Thursday, October 18, 2012

Op-ed Mania: Fisher v. The University of Texas

The op-ed below by UT President Bill Powers was in today's WSJ, per an email I got from the University.  luridtransom is onboard with the Liberal View that diversity in education is good and valuable and noble and whatnot. But we can't swallow the idea that a state university's policy of preferring applicants of one race over another can be squared with Equal Protection, even if the policy is narrowly tailored, whatever that may mean. And isn't strict scrutiny just a way to justify the outcome in the first place?
 
What luridtransom especially can't accept is the idea that you can include racial preference in an admissions standard without a de facto quota.
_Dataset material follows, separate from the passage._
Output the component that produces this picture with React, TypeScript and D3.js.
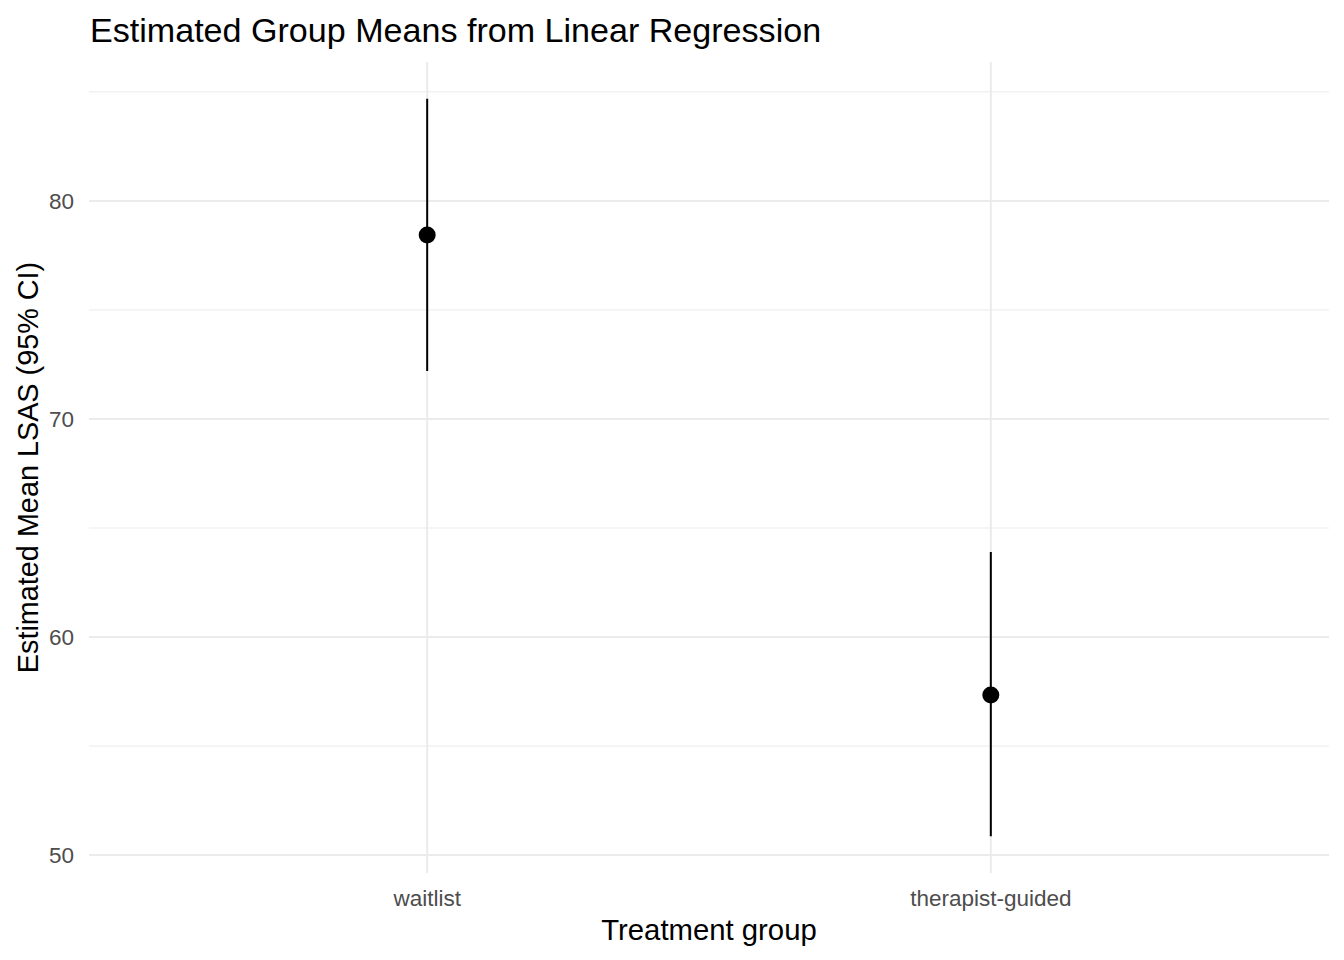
import { useEffect, useRef } from 'react';
import * as d3 from 'd3';

const groups = ['waitlist', 'therapist-guided'];
const means = [78.44, 57.34];
const lower = [72.2, 50.87];
const upper = [84.68, 63.9];
const yTicks = [50, 60, 70, 80];
const yMinor = [55, 65, 75, 85];

const W = 1344;
const H = 960;

export default function App() {
  const svgRef = useRef<SVGSVGElement>(null);

  useEffect(() => {
    if (!svgRef.current) return;
    const svg = d3.select(svgRef.current);
    svg.selectAll('*').remove();

    const margin = { top: 62, right: 15, bottom: 87, left: 89 };
    const x0 = margin.left;
    const x1 = W - margin.right;
    const y0 = margin.top;
    const y1 = H - margin.bottom;

    const lo = d3.min(lower)!;
    const hi = d3.max(upper)!;
    const pad = (hi - lo) * 0.05;

    const y = d3.scaleLinear().domain([lo - pad, hi + pad]).range([y1, y0]);
    const x = d3.scaleLinear().domain([0.4, groups.length + 0.6]).range([x0, x1]);

    const font = 'Liberation Sans, Arial, sans-serif';

    // minor grid
    svg.append('g').selectAll('line').data(yMinor).join('line')
      .attr('x1', x0).attr('x2', x1)
      .attr('y1', (d) => y(d)).attr('y2', (d) => y(d))
      .attr('stroke', '#EBEBEB').attr('stroke-width', 1);

    // major grid
    svg.append('g').selectAll('line').data(yTicks).join('line')
      .attr('x1', x0).attr('x2', x1)
      .attr('y1', (d) => y(d)).attr('y2', (d) => y(d))
      .attr('stroke', '#EBEBEB').attr('stroke-width', 2);

    svg.append('g').selectAll('line').data(groups).join('line')
      .attr('x1', (_, i) => x(i + 1)).attr('x2', (_, i) => x(i + 1))
      .attr('y1', y0).attr('y2', y1)
      .attr('stroke', '#EBEBEB').attr('stroke-width', 2);

    // error bars
    svg.append('g').selectAll('line').data(groups).join('line')
      .attr('x1', (_, i) => x(i + 1)).attr('x2', (_, i) => x(i + 1))
      .attr('y1', (_, i) => y(lower[i])).attr('y2', (_, i) => y(upper[i]))
      .attr('stroke', '#000').attr('stroke-width', 2);

    svg.append('g').selectAll('circle').data(groups).join('circle')
      .attr('cx', (_, i) => x(i + 1))
      .attr('cy', (_, i) => y(means[i]))
      .attr('r', 8.5)
      .attr('fill', '#000');

    // y tick labels
    svg.append('g').selectAll('text').data(yTicks).join('text')
      .attr('x', 74).attr('y', (d) => y(d))
      .attr('dy', '0.35em')
      .attr('text-anchor', 'end')
      .attr('font-family', font).attr('font-size', 22.5)
      .attr('fill', '#4D4D4D')
      .text((d) => d);

    // x tick labels
    svg.append('g').selectAll('text').data(groups).join('text')
      .attr('x', (_, i) => x(i + 1)).attr('y', 906)
      .attr('text-anchor', 'middle')
      .attr('font-family', font).attr('font-size', 22.5)
      .attr('fill', '#4D4D4D')
      .text((d) => d);

    svg.append('text')
      .attr('x', (x0 + x1) / 2).attr('y', 940)
      .attr('text-anchor', 'middle')
      .attr('font-family', font).attr('font-size', 29.3)
      .attr('fill', '#000')
      .text('Treatment group');

    svg.append('text')
      .attr('transform', `translate(38,${(y0 + y1) / 2}) rotate(-90)`)
      .attr('text-anchor', 'middle')
      .attr('font-family', font).attr('font-size', 28.8)
      .attr('fill', '#000')
      .text('Estimated Mean LSAS (95% CI)');

    svg.append('text')
      .attr('x', 90).attr('y', 42)
      .attr('font-family', font).attr('font-size', 34.1)
      .attr('fill', '#000')
      .text('Estimated Group Means from Linear Regression');
  }, []);

  return (
    <svg
      ref={svgRef}
      width={W}
      height={H}
      style={{ display: 'block', position: 'absolute', left: 0, top: 0, background: '#fff' }}
    />
  );
}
Powers says: "Our policy doesn’t strive to achieve a quota or demographic target." Well, that's nonsense. Of course you start with the result you want (% minority enrollment) and work backwards from there in deciding how much weight you need to give race in your admissions policy. And that's a "quota or demographic target." How could you do it otherwise?
 
Perhaps the ends justify the means.  But if that's your argument, Liberal Scholars, just say it.  Quit lying about the means.
 
Bill Powers: An Admissions Policy That Prizes Diversity
 
History repeats itself Wednesday in an eerie but ironic way, as the University of Texas goes before the ­Supreme Court to defend its consideration of race in admissions. UT last did so 62 years ago, when Heman Sweatt, an African-American postal worker from Houston, challenged the university’s consideration of race.
 
Sweatt, of course, had been denied admission because of his race. The university lost that case—but America won. UT became one of the first flagship universities in the former Confederacy to integrate, and Sweatt paved the way for the 1954 Brown v. Board of Education decision integrating all of public education and forever banishing the fiction of separate but equal.
 
This time, UT finds itself back in court superficially for the same reason—considering race in admissions—but with just the opposite motivation. While our 1950 policy aimed to keep certain people out, our 2012 policy is aimed at permitting more of their grandchildren to enter.
 
The crux of this week’s case, Fisher v. The University of Texas, isn’t whether diversity is good. The vast majority of Americans now understand that diversity isn’t only acceptable but desirable in all aspects of life, especially education. In my 38 years in the classroom, I often have seen how a diverse classroom enriches discussion, provides valuable insights and offers a deeper learning experience. After all, how can a homogenous environment prepare students to be effective citizens of a diverse world?
 
Rather, the question at the heart of this case is whether any consideration of race, no matter how slight, is constitutional. In 2003, the Supreme Court ruled in Grutter v. Bollinger that the educational benefits of a diverse student body are so compelling that race can be considered as one of many factors. In the opinion, Justice Sandra Day O’Connor wrote that the constitution “does not prohibit the [University of Michigan] Law School’s narrowly tailored use of race in admissions decisions to further a compelling interest in obtaining the educational benefits that flow from a diverse student body.” Surely nine short years have not obliterated this logic.
 
If the fiction dispelled by the Sweatt case was that education could be separate but equal, the fiction that will be dispelled by Fisher is that minority students are being admitted at the expense of more qualified white students. There are no unqualified students admitted to UT—to the contrary, admission is more competitive than ever.
 
About three-fourths of our students are automatically admitted by virtue of their high-school class rank. Even for those students we use a holistic review to determine whether they will be admitted to a particular college or school. For the rest, we employ an entirely holistic review in which race is one of many factors along with leadership, extracurricular activities, awards, work experience, family-income level and community service.
 
As a result, UT is fully compliant with Grutter and earlier decisions that acknowledge the importance of diversity and permit race to be one factor among many. Our policy doesn’t strive to achieve a quota or demographic target.
 
Diversity benefits all students, as the court rightly affirmed in Grutter, but that is only the beginning of its benefit to society. Preparing young people to lead in an increasingly global civilization also pays dividends for employers, organizations, governments, communities and everyone who is served by our graduates as they leave the academy to make a difference in the world.